Aim of the exercise: Only the lines from the first one through the line with "7.9, 7.5, 7.6]" should be printed, exactly as they appear.
--- Begin Dataset entries ---
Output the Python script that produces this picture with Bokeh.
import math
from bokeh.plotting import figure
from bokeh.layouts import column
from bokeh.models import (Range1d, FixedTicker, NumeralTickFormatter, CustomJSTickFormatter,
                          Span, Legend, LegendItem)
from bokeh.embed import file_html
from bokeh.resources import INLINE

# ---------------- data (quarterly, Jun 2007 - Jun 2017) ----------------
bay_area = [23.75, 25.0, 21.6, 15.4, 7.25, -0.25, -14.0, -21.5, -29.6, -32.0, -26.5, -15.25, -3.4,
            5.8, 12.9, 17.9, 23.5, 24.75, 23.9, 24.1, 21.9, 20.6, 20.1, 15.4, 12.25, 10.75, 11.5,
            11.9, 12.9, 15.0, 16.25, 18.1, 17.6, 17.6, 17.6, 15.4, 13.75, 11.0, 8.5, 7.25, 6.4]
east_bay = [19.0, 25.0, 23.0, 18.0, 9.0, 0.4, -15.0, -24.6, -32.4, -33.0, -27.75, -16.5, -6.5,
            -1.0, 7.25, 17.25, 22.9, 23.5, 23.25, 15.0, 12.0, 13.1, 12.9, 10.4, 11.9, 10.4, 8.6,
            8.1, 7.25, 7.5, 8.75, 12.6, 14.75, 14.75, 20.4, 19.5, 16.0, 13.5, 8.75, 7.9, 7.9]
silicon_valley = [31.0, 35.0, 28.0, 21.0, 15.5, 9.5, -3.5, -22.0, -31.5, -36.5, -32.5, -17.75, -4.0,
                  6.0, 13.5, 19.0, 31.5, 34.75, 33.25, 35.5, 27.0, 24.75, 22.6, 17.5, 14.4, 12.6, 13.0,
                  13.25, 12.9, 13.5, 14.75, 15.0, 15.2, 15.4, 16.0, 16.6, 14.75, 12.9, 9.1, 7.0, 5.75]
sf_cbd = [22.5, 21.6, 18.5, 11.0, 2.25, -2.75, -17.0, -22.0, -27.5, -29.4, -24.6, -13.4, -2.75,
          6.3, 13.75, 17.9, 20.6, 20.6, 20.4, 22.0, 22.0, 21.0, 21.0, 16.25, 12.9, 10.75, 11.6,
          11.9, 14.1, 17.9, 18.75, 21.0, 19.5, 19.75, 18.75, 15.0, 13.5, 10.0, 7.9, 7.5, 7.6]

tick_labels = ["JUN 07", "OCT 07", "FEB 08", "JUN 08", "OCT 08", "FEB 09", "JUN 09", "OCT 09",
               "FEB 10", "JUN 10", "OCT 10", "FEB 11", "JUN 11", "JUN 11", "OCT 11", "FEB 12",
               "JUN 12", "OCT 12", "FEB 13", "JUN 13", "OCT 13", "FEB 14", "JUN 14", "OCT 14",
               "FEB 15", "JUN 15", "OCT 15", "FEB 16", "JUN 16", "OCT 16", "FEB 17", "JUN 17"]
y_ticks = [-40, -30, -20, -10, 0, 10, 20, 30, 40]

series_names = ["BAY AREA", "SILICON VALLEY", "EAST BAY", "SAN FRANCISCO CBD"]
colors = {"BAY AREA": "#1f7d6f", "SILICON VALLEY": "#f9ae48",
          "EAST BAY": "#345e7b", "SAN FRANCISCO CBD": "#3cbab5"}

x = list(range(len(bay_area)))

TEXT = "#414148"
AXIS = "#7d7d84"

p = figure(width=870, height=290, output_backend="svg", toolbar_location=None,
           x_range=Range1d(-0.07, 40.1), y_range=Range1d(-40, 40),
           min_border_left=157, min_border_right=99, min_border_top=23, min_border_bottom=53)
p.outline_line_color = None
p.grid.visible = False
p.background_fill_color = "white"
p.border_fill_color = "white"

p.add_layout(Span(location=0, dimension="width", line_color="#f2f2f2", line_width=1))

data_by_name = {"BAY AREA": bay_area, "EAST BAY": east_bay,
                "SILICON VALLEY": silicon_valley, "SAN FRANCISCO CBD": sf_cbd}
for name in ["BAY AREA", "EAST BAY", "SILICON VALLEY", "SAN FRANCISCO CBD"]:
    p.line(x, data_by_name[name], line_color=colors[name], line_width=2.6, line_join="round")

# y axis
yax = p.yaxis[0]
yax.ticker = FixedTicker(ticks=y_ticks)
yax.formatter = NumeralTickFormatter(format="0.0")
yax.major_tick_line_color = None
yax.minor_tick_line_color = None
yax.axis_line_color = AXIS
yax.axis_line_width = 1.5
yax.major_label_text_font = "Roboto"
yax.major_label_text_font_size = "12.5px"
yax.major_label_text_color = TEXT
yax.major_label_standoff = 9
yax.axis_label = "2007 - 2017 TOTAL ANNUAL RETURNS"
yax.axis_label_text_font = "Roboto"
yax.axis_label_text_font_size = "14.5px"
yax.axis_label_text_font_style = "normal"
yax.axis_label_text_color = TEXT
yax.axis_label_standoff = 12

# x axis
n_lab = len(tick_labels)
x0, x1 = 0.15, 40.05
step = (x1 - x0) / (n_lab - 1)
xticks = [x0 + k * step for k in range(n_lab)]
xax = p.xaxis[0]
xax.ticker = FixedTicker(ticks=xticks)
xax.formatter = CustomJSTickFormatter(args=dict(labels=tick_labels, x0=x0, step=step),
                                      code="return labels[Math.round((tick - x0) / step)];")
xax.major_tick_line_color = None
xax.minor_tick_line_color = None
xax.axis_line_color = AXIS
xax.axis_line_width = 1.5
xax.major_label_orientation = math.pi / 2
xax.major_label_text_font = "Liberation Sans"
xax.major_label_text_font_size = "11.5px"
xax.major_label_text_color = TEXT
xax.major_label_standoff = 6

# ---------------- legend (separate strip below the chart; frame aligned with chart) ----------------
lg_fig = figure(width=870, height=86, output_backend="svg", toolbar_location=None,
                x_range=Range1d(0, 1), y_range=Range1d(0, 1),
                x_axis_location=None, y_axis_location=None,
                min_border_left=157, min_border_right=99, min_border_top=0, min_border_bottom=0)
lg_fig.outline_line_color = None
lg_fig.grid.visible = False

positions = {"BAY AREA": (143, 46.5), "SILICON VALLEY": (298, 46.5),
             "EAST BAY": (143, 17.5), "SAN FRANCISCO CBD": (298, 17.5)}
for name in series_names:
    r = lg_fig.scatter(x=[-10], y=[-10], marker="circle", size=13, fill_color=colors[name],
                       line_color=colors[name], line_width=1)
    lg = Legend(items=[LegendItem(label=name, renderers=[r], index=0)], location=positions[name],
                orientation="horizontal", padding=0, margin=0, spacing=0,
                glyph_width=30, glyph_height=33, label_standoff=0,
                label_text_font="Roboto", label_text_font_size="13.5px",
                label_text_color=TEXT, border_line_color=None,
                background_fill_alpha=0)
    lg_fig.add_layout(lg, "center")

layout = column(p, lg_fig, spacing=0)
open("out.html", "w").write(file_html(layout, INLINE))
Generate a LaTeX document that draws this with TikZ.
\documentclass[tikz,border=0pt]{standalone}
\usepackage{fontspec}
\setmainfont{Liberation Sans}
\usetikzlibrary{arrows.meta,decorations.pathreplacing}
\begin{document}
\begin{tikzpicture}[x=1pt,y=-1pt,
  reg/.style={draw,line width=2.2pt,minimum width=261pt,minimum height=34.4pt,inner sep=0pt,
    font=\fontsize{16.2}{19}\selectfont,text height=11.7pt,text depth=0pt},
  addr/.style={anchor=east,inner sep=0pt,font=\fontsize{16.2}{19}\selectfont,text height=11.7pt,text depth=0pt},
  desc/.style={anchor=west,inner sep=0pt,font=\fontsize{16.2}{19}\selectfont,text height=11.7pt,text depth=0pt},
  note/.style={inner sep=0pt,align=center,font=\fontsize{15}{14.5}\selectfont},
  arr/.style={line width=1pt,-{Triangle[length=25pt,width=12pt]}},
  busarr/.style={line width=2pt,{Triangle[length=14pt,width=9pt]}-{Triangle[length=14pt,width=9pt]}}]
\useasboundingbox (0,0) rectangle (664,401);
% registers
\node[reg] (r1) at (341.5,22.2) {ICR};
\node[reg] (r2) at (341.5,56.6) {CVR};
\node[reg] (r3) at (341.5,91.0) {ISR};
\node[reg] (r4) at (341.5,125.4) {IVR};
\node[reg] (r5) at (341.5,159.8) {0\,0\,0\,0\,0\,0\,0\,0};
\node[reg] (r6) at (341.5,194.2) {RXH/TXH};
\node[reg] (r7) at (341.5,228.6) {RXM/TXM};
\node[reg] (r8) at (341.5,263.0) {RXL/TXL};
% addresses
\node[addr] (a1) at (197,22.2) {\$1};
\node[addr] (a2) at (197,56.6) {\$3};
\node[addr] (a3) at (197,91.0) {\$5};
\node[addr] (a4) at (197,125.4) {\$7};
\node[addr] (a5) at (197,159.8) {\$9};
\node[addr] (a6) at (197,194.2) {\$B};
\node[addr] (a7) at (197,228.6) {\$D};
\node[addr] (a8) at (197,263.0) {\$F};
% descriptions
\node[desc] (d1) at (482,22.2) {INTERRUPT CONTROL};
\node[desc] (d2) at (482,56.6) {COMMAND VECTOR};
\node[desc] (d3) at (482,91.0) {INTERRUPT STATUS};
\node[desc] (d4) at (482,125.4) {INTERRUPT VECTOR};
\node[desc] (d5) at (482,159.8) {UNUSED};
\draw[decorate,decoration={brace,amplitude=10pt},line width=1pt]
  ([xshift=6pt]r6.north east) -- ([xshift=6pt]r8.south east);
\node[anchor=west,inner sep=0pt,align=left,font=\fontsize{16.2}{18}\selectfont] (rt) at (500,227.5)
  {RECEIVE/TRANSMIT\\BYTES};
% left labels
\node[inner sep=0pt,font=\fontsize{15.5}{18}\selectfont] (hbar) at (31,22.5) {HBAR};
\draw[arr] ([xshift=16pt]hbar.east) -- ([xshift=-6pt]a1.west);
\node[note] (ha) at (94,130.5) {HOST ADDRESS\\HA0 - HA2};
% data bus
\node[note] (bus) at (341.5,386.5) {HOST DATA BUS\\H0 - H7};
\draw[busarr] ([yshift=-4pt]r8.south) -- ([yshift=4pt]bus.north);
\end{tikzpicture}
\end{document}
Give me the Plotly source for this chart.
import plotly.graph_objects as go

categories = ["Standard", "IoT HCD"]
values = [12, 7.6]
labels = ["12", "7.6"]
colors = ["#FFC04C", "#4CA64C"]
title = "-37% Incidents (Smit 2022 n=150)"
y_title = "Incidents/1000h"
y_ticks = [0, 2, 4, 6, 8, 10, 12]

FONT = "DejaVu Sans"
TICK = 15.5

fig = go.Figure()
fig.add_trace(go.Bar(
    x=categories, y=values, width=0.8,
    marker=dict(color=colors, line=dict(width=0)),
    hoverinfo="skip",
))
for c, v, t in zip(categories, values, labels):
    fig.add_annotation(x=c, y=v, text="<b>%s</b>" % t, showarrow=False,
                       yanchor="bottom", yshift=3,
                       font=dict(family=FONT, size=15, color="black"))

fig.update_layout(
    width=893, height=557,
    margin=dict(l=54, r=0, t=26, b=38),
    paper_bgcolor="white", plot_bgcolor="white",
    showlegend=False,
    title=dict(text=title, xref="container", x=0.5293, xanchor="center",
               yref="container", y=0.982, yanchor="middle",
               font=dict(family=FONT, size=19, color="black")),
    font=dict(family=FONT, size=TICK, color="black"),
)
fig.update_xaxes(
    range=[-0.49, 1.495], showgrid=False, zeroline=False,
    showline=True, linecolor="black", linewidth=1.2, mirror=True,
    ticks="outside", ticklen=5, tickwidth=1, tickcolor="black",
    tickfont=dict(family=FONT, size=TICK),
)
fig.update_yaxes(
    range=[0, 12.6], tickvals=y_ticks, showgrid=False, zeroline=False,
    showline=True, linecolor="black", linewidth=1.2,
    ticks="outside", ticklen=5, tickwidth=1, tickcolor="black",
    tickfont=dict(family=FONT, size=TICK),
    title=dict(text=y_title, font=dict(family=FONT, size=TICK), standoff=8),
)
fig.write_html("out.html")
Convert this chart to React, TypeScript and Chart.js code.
--- End Dataset entries ---
Final result:
Output the Python script that produces this picture with Bokeh.
import math
from bokeh.plotting import figure
from bokeh.layouts import column
from bokeh.models import (Range1d, FixedTicker, NumeralTickFormatter, CustomJSTickFormatter,
                          Span, Legend, LegendItem)
from bokeh.embed import file_html
from bokeh.resources import INLINE

# ---------------- data (quarterly, Jun 2007 - Jun 2017) ----------------
bay_area = [23.75, 25.0, 21.6, 15.4, 7.25, -0.25, -14.0, -21.5, -29.6, -32.0, -26.5, -15.25, -3.4,
            5.8, 12.9, 17.9, 23.5, 24.75, 23.9, 24.1, 21.9, 20.6, 20.1, 15.4, 12.25, 10.75, 11.5,
            11.9, 12.9, 15.0, 16.25, 18.1, 17.6, 17.6, 17.6, 15.4, 13.75, 11.0, 8.5, 7.25, 6.4]
east_bay = [19.0, 25.0, 23.0, 18.0, 9.0, 0.4, -15.0, -24.6, -32.4, -33.0, -27.75, -16.5, -6.5,
            -1.0, 7.25, 17.25, 22.9, 23.5, 23.25, 15.0, 12.0, 13.1, 12.9, 10.4, 11.9, 10.4, 8.6,
            8.1, 7.25, 7.5, 8.75, 12.6, 14.75, 14.75, 20.4, 19.5, 16.0, 13.5, 8.75, 7.9, 7.9]
silicon_valley = [31.0, 35.0, 28.0, 21.0, 15.5, 9.5, -3.5, -22.0, -31.5, -36.5, -32.5, -17.75, -4.0,
                  6.0, 13.5, 19.0, 31.5, 34.75, 33.25, 35.5, 27.0, 24.75, 22.6, 17.5, 14.4, 12.6, 13.0,
                  13.25, 12.9, 13.5, 14.75, 15.0, 15.2, 15.4, 16.0, 16.6, 14.75, 12.9, 9.1, 7.0, 5.75]
sf_cbd = [22.5, 21.6, 18.5, 11.0, 2.25, -2.75, -17.0, -22.0, -27.5, -29.4, -24.6, -13.4, -2.75,
          6.3, 13.75, 17.9, 20.6, 20.6, 20.4, 22.0, 22.0, 21.0, 21.0, 16.25, 12.9, 10.75, 11.6,
          11.9, 14.1, 17.9, 18.75, 21.0, 19.5, 19.75, 18.75, 15.0, 13.5, 10.0, 7.9, 7.5, 7.6]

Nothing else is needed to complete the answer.